Given exercise.
Copy from the first line below down to and including the line with "import plotly.graph_objects as go". Skip the pictures.

Dataset excerpt.
# # #

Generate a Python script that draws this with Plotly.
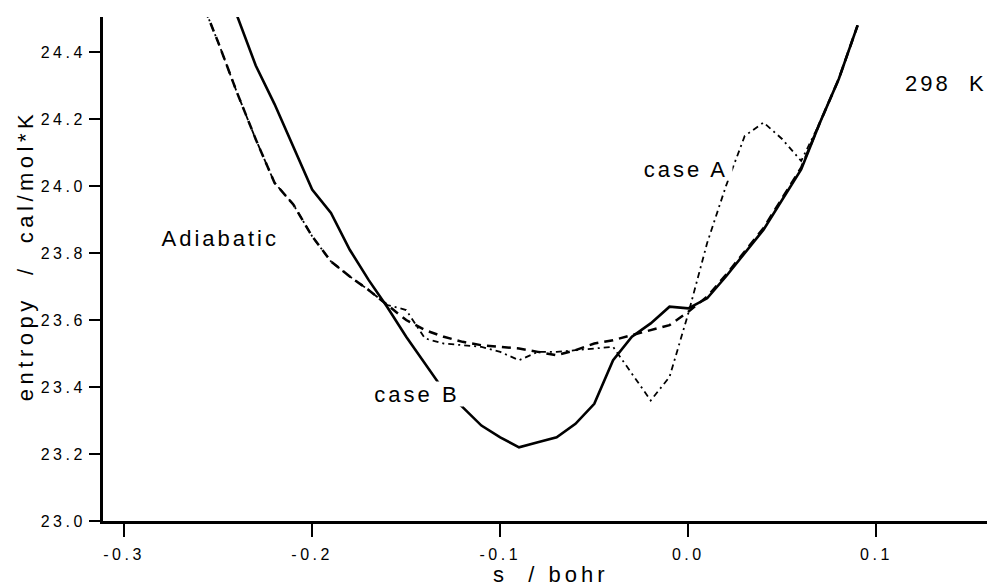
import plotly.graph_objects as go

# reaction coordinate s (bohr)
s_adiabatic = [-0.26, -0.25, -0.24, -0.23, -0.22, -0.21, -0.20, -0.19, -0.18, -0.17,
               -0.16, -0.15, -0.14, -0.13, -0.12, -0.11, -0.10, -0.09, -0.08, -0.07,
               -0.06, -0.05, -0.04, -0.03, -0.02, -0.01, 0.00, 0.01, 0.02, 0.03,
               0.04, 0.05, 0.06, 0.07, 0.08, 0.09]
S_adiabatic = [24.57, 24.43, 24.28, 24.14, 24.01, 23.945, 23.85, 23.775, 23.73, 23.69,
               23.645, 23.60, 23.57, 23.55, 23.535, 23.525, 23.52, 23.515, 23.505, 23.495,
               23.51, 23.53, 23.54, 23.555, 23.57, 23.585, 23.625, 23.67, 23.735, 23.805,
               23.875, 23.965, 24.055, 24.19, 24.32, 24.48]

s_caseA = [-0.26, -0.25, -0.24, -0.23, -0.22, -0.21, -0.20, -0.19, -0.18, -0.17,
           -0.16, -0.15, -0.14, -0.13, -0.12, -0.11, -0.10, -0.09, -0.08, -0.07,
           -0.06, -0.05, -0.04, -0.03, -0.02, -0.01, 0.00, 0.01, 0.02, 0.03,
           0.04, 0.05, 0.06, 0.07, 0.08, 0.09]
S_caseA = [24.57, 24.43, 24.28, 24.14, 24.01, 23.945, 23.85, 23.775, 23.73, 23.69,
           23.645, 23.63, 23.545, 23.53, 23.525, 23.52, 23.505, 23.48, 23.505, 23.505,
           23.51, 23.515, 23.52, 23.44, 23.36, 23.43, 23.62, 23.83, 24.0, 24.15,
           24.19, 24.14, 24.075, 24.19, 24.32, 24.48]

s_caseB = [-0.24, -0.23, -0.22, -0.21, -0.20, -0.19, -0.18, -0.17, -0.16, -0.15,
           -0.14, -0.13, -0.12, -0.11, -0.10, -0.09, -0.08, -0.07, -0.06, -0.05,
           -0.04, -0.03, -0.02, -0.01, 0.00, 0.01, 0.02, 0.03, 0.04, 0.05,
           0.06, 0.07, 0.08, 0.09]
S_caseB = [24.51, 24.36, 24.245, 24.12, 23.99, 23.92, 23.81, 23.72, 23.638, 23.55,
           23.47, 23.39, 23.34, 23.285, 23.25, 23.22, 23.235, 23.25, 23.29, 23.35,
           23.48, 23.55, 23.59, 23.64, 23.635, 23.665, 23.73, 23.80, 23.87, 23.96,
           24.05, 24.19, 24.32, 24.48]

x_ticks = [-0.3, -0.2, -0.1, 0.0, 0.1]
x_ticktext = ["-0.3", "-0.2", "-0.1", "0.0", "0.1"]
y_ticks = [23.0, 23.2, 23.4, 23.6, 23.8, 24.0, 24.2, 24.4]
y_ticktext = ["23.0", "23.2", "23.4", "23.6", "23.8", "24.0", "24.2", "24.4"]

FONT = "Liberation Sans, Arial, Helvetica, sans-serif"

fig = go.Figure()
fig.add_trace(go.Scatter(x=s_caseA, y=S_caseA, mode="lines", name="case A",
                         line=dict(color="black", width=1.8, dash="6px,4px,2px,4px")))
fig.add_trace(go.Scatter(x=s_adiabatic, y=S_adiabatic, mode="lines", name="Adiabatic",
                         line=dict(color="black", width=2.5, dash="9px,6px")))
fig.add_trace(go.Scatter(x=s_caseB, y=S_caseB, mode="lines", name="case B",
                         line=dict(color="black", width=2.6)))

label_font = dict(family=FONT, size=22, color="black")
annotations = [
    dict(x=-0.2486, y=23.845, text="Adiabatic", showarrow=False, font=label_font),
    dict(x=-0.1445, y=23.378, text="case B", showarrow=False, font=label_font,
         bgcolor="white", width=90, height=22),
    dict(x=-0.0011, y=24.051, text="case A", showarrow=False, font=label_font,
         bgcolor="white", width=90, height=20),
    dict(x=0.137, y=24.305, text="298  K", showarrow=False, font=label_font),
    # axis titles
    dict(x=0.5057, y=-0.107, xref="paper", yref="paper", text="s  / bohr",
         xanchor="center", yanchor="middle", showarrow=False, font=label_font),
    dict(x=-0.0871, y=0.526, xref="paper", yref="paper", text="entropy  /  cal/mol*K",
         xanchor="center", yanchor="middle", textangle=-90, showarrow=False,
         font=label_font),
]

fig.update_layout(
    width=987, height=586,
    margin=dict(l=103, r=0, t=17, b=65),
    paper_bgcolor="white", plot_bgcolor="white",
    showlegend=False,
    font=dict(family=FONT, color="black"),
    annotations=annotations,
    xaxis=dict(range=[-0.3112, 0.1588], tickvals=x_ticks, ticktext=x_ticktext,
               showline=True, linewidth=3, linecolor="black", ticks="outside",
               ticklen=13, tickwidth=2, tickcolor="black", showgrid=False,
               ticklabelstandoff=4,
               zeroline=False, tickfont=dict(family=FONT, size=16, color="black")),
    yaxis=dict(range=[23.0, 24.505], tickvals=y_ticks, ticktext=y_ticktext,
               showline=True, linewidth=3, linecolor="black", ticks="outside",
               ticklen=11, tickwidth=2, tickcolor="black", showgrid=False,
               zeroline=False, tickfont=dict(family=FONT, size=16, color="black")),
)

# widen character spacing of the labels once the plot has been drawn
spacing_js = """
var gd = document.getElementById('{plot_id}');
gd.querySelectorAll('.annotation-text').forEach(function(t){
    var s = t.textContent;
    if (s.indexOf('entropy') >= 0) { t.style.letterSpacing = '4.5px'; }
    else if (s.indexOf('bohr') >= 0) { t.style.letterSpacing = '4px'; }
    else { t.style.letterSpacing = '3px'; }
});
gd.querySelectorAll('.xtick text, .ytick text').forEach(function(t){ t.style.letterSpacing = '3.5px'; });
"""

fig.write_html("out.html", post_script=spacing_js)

# # #

Task answer.
Generate a Python script that draws this with Plotly.
import plotly.graph_objects as go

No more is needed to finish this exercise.